Consultation Item 5: Securities Regulatory Structure

What are the strengths and weaknesses of the passport system as it is currently being implemented?

Which structural model (passport or single securities regulator) would be best for Canada?

Which model would best support the adoption of new regulatory approaches, including proportionate regulation and a more principles-based approach?

o  Which would fulfill the need for the effective governance of Canada’s capital markets?

o  What are the opportunities and risks of moving to a single securities regulator?

o  How could a single securities regulator be implemented without being unduly disruptive to the marketplace?

o  In particular, what can be done to effect a smooth transition?

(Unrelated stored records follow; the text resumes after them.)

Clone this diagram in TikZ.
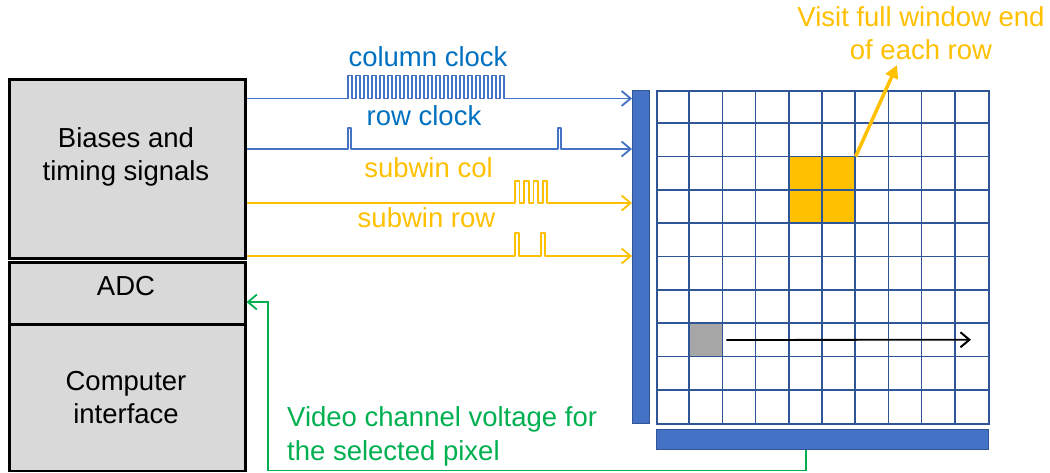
\documentclass[tikz,border=0pt]{standalone}
\usepackage{fontspec}
\setmainfont{Liberation Sans}
\usetikzlibrary{arrows.meta}
\definecolor{sigblue}{HTML}{4472C4}
\definecolor{txtblue}{HTML}{0070C0}
\definecolor{gold}{HTML}{FFC000}
\definecolor{vgreen}{HTML}{00B050}
\definecolor{gridblue}{HTML}{2F5597}
\definecolor{boxgray}{HTML}{D9D9D9}
\definecolor{cellgray}{HTML}{A6A6A6}
\begin{document}
\begin{tikzpicture}[x=1pt,y=-1pt,
  lbl/.style={font=\fontsize{27.5}{33}\selectfont, inner sep=0pt},
  box/.style={draw=black, line width=2.5pt, fill=boxgray, inner sep=0pt, anchor=north west},
  bar/.style={draw=gridblue, line width=1pt, fill=sigblue, inner sep=0pt, anchor=north west},
  cell/.style={inner sep=0pt, anchor=north west, minimum width=33.2pt, minimum height=33.3pt},
  sig/.style={line width=1.8pt, line join=round, -{Straight Barb[length=9pt,width=15pt,line width=1.8pt]}},
  gridline/.style={draw=gridblue, line width=1.7pt},
  scan/.style={line width=1.8pt, -{Straight Barb[length=9pt,width=15pt,line width=2pt]}},
  vid/.style={draw=vgreen, line width=1.6pt, -{Straight Barb[length=9pt,width=15pt,line width=1.8pt]}},
  note/.style={draw=gold, line width=3.5pt, -{Triangle[length=13pt,width=13pt]}},
]
\useasboundingbox (0,0) rectangle (1050,472);

% left blocks
\node[box, minimum width=236pt, minimum height=179pt] (bias) at (8,78) {};
\node[box, minimum width=236pt, minimum height=62pt] (adc) at (8,261) {};
\node[box, minimum width=236pt, minimum height=146.5pt] (comp) at (8,323) {};
\node[lbl, align=center, anchor=north] (biastxt) at (126,127) {Biases and\\timing signals};
\node[lbl, anchor=base] (adctxt) at (126,295) {ADC};
\node[lbl, align=center, anchor=north] (comptxt) at (126,371) {Computer\\interface};

% pixel array
\node[bar, minimum width=17pt, minimum height=333pt] (lbar) at (632,90) {};
\node[bar, minimum width=332pt, minimum height=20pt] (bbar) at (656,429) {};
\node[inner sep=0pt, anchor=north west, minimum width=66.4pt, minimum height=66.6pt, fill=gold] (win) at (788.8,156.6) {};
\node[cell, fill=cellgray] (px) at (689.2,323.1) {};
\foreach \i in {1,...,9} {
  \draw[gridline] (656+\i*33.2,90) -- ++(0,333);
  \draw[gridline] (656,90+\i*33.3) -- ++(332,0);
}
\node[draw=gridblue, line width=1.7pt, inner sep=0pt, anchor=north west, minimum width=332pt, minimum height=333pt] (array) at (656,90) {};

% scan arrow
\coordinate (scanend) at (971,339.75);
\draw[scan] ([xshift=3.6pt]px.east) -- (scanend);

% signals
\draw[sig, draw=sigblue] (bias.east |- 0,98.5) -- (348,98.5)
  \foreach \i in {1,...,20} { -- ++(0,-23) -- ++(4,0) -- ++(0,23) -- ++(4,0) }
  -- (lbar.west |- 0,98.5);
\draw[sig, draw=sigblue] (bias.east |- 0,149) -- (348,149) -- ++(0,-21) -- ++(3,0) -- ++(0,21)
  -- (558,149) -- ++(0,-21) -- ++(3,0) -- ++(0,21) -- (lbar.west |- 0,149);
\draw[sig, draw=gold] (bias.east |- 0,203) -- (515,203)
  \foreach \i in {1,...,4} { -- ++(0,-22) -- ++(4.5,0) -- ++(0,22) -- ++(4.75,0) }
  -- (lbar.west |- 0,203);
\draw[sig, draw=gold] (bias.east |- 0,256) -- (515,256) -- ++(0,-23) -- ++(4,0) -- ++(0,23)
  -- (541,256) -- ++(0,-23) -- ++(4,0) -- ++(0,23) -- (lbar.west |- 0,256);

\node[lbl, anchor=base, text=txtblue] (colclk) at (428,66) {column clock};
\node[lbl, anchor=base, text=txtblue] (rowclk) at (424,125) {row clock};
\node[lbl, anchor=base, text=gold] (swcol) at (428.5,177) {subwin col};
\node[lbl, anchor=base, text=gold] (swrow) at (426.5,227) {subwin row};

% annotation
\node[lbl, align=center, anchor=north, text=gold] (visit) at (921,6) {Visit full window end\\of each row};
\coordinate (tip) at (897,65);
\draw[note] (win.north east) -- (tip);

% video channel
\draw[vid] (bbar.south -| 806,0) -- (806,470.5) -- (268,470.5) -- (268,302) -- (adc.east |- 0,302);
\node[lbl, align=left, anchor=north west, text=vgreen] (video) at (287,406) {Video channel voltage for\\[1pt]the selected pixel};
\end{tikzpicture}
\end{document}
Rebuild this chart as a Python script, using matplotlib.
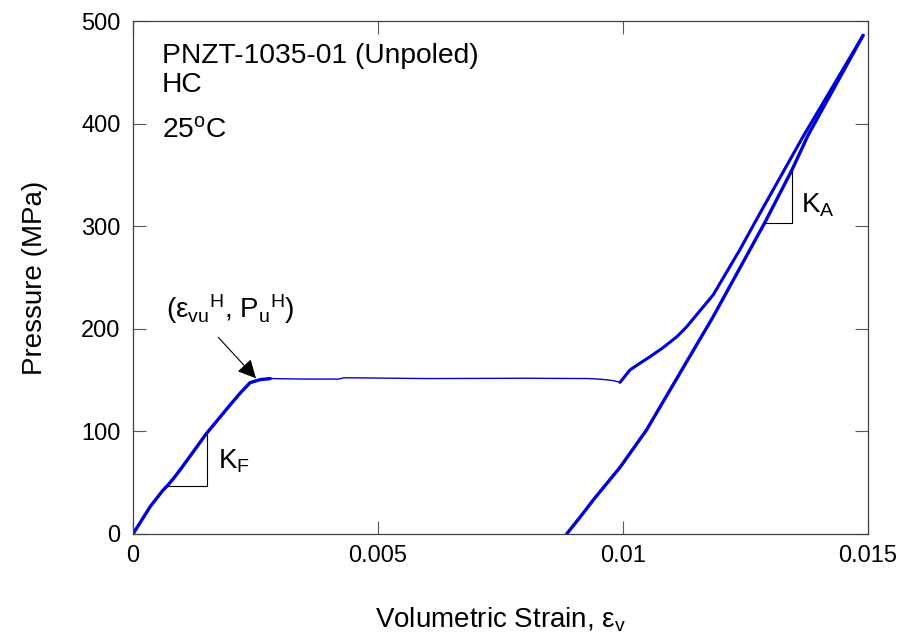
import matplotlib
matplotlib.use('Agg')
import matplotlib.pyplot as plt

plt.rcParams['font.family'] = ['Liberation Sans', 'DejaVu Sans']
plt.rcParams['mathtext.fontset'] = 'custom'
plt.rcParams['mathtext.rm'] = 'Liberation Sans'
plt.rcParams['mathtext.it'] = 'Liberation Sans:italic'
plt.rcParams['mathtext.bf'] = 'Liberation Sans:bold'

# loading: linear rise up to the plateau
rise_strain = [0, 0.00035, 0.0006, 0.00072, 0.00085, 0.0010, 0.0015, 0.00198, 0.0022, 0.00239, 0.0026, 0.0028]
rise_p = [0, 26.6, 42, 48.0, 55.5, 65, 98, 125.7, 138, 147.5, 150.5, 151.5]

# plateau (phase transition) up to the dip near 0.01
plat_strain = [0.0028, 0.0035, 0.0042, 0.0043, 0.006, 0.008, 0.0093, 0.00956, 0.0098, 0.00994]
plat_p = [151.5, 151.0, 151.0, 152.3, 151.5, 151.8, 151.5, 150.8, 149.5, 147.8]

# loading after the plateau up to the peak
post_strain = [0.00994, 0.01014, 0.0103, 0.01055, 0.0108, 0.0111, 0.0113, 0.0115, 0.01184,
               0.01239, 0.0128, 0.01367, 0.0149]
post_p = [147.8, 159.8, 165, 172.8, 181, 192.3, 202, 213.5, 233,
          277.5, 313, 387, 486]

# unloading from the peak
unl_strain = [0.0149, 0.01378, 0.01345, 0.0129, 0.01184, 0.01116, 0.01048,
              0.00994, 0.00939, 0.00915, 0.00885]
unl_p = [486, 389, 355, 304, 211.8, 156.6, 101.4, 65, 33, 18, 0]

# slope triangles
kf_x = [0.00072, 0.00152, 0.00152]
kf_y = [47, 47, 96.5]
ka_x = [0.0129, 0.01345, 0.01345]
ka_y = [303, 303, 353]

blue = '#0000d8'

fig = plt.figure(figsize=(9.01, 6.41), dpi=100)
ax = fig.add_axes([133/901, 1-534/641, (868-133)/901, (534-21)/641])

ax.plot(rise_strain, rise_p, color=blue, lw=2.4, solid_capstyle='round')
ax.plot(plat_strain, plat_p, color=blue, lw=1.0)
ax.plot(post_strain, post_p, color=blue, lw=2.2, solid_capstyle='round')
ax.plot(unl_strain, unl_p, color=blue, lw=2.4, solid_capstyle='round')

ax.plot(kf_x, kf_y, color='black', lw=0.8)
ax.plot(ka_x, ka_y, color='black', lw=0.8)

ax.text(0.00173, 63.4, r'K$_{\rm F}$', fontsize=20, va='baseline')
ax.text(0.01363, 312.9, r'K$_{\rm A}$', fontsize=20, va='baseline')

ax.text(0.00059, 459, 'PNZT-1035-01 (Unpoled)', fontsize=20.3, va='baseline')
ax.text(0.00059, 431, 'HC', fontsize=20.3, va='baseline')
ax.text(0.00059, 386, r'25$^{\rm o}$C', fontsize=20.3, va='baseline')

ax.annotate(r'($\mathrm{ε}_{\rm vu}{}^{\rm H}$, P$_{\rm u}{}^{\rm H}$)',
            xy=(0.00251, 151.8), xytext=(0.00067, 210.5),
            fontsize=20, va='baseline')
ax.annotate('', xy=(0.00251, 151.8), xytext=(0.00174, 191.7),
            arrowprops=dict(arrowstyle='-|>', color='black', lw=0.8,
                            mutation_scale=28, shrinkA=0, shrinkB=0))

ax.set_xlim(0, 0.015)
ax.set_ylim(0, 500)
ax.set_xticks([0, 0.005, 0.01, 0.015])
ax.set_xticklabels(['0', '0.005', '0.01', '0.015'])
ax.set_yticks([0, 100, 200, 300, 400, 500])

ax.tick_params(direction='in', length=9.5, width=0.8, color='0.35',
               top=True, right=True, labelsize=17)
ax.tick_params(axis='x', pad=8)
ax.tick_params(axis='y', pad=9)
for s in ax.spines.values():
    s.set_color('0.25')
    s.set_linewidth(0.9)

ax.set_xlabel(r'Volumetric Strain, $\mathrm{ε}_{\rm v}$', fontsize=20, labelpad=28)
ax.set_ylabel('Pressure (MPa)', fontsize=20, labelpad=24)

fig.savefig('out.png', dpi=100)
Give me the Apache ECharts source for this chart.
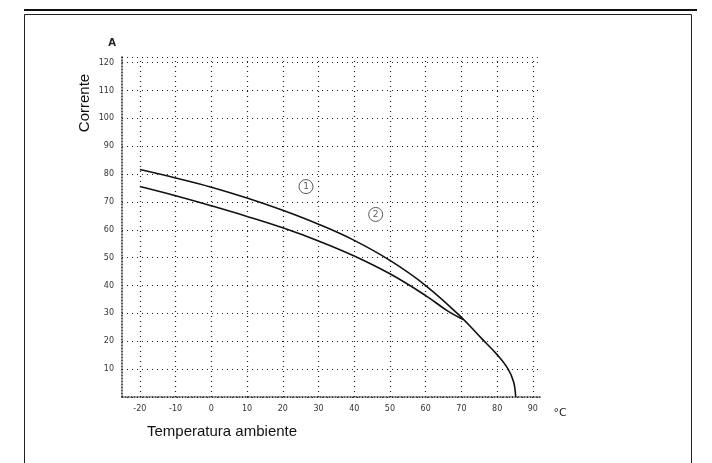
<!DOCTYPE html>
<html>
<head>
<meta charset="utf-8">
<script src="https://cdn.jsdelivr.net/npm/echarts@6/dist/echarts.min.js"></script>
<style>
  html, body { margin: 0; padding: 0; background: #fff; }
  #chart { width: 712px; height: 463px; }
</style>
</head>
<body>
<div id="chart"></div>
<script>
// tick labels
const tempTicks = [-20, -10, 0, 10, 20, 30, 40, 50, 60, 70, 80, 90];
const currentTicks = [10, 20, 30, 40, 50, 60, 70, 80, 90, 100, 110, 120];

// curve 1 (upper) and curve 2 (lower): [temperature °C, current]
const curve1 = [[-20, 81.6], [-10, 78.6], [0, 75.3], [10, 71.4], [20, 67], [30, 62], [40, 56.2], [50, 49],
  [60, 40], [70, 28.6], [75.5, 21.2], [80, 15.2], [83, 10.2], [84.6, 5.5], [85.2, 0]];
const curve2 = [[-20, 75.5], [-10, 72.2], [0, 68.6], [10, 64.8], [20, 60.7], [30, 56], [40, 50.6], [50, 44.2],
  [60, 36.4], [66, 31], [70.5, 27.8]];

// curve markers (circled numbers)
const curveTags = [{ name: '1', at: [26.5, 75.5] }, { name: '2', at: [46, 65.5] }];

const chart = echarts.init(document.getElementById('chart'));

const dotted = { color: '#222', width: 1.2, type: [1, 4] };

const option = {
  animation: false,
  grid: { left: 122, right: 172, top: 57, bottom: 66, containLabel: false },
  xAxis: {
    type: 'value',
    min: -25,
    max: 92,
    axisLine: { show: true, onZero: false, lineStyle: { color: '#222', width: 1.5, type: [1, 2] } },
    axisTick: { show: false },
    splitLine: { show: false },
    axisLabel: {
      customValues: tempTicks,
      color: '#333',
      fontSize: 8,
      margin: 8,
      fontFamily: 'DejaVu Sans'
    }
  },
  yAxis: {
    type: 'value',
    min: 0,
    max: 122,
    interval: 10,
    axisLine: { show: true, onZero: false, lineStyle: { color: '#222', width: 1.5, type: [1, 2] } },
    axisTick: { show: false },
    splitLine: { show: true, lineStyle: dotted },
    axisLabel: {
      color: '#333',
      fontSize: 8,
      margin: 8,
      fontFamily: 'DejaVu Sans',
      formatter: v => currentTicks.indexOf(v) >= 0 ? String(v) : ''
    }
  },
  series: [
    {
      type: 'line',
      data: curve1,
      smooth: 0.4,
      showSymbol: false,
      lineStyle: { color: '#111', width: 1.6 },
      markLine: {
        silent: true,
        symbol: 'none',
        label: { show: false },
        lineStyle: dotted,
        data: tempTicks.map(t => ({ xAxis: t }))
      }
    },
    {
      type: 'line',
      data: curve2,
      smooth: 0.4,
      showSymbol: false,
      lineStyle: { color: '#111', width: 1.6 }
    },
    {
      type: 'scatter',
      data: curveTags.map(t => ({ value: t.at, name: t.name })),
      symbol: 'circle',
      symbolSize: 14,
      itemStyle: { color: '#fff', borderColor: '#333', borderWidth: 1 },
      label: {
        show: true,
        position: 'inside',
        formatter: p => p.name,
        color: '#333',
        fontSize: 9,
        fontFamily: 'DejaVu Sans'
      }
    }
  ],
  graphic: [
    { type: 'line', shape: { x1: 24, y1: 10, x2: 697, y2: 10 }, style: { stroke: '#111', lineWidth: 2 } },
    { type: 'rect', shape: { x: 24.5, y: 14.5, width: 667, height: 460 }, style: { fill: 'none', stroke: '#222', lineWidth: 1 } },
    { type: 'text', x: 112, y: 43, style: { text: 'A', fill: '#222', font: 'bold 10px DejaVu Sans', align: 'center', verticalAlign: 'middle' } },
    { type: 'text', x: 560, y: 413, style: { text: '°C', fill: '#222', font: '11px DejaVu Sans', align: 'center', verticalAlign: 'middle' } },
    { type: 'text', x: 85, y: 103, rotation: Math.PI / 2, style: { text: 'Corrente', fill: '#111', font: '15px Liberation Sans', align: 'center', verticalAlign: 'middle' } },
    { type: 'text', x: 147, y: 432, style: { text: 'Temperatura ambiente', fill: '#111', font: '15px Liberation Sans', align: 'left', verticalAlign: 'middle' } }
  ]
};

chart.setOption(option);
</script>
</body>
</html>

o  What is the best way forward for the federal and provincial governments?

o  In the absence of an agreement, what do you suggest as an alternative model?

Item 5 Discussion points on May 26th meeting call:

Consensus:

Actions arising (Responsible):

Concluding Remarks

o  Overall, what should be the key elements of a model common securities act to improve securities regulation in Canada?

o  How should the transition be managed and executed to minimize the disruption in Canada’s capital markets?

Concluding Remarks: Discussion points on May 26th meeting call:

Consensus:

Actions arising (Responsible):

·  James Cummings will speak to Nexen’s UK faction, to see the timeframe of transition to principles based regulation. Also, the topic of independent adjudication should be touched on in this discussion if possible.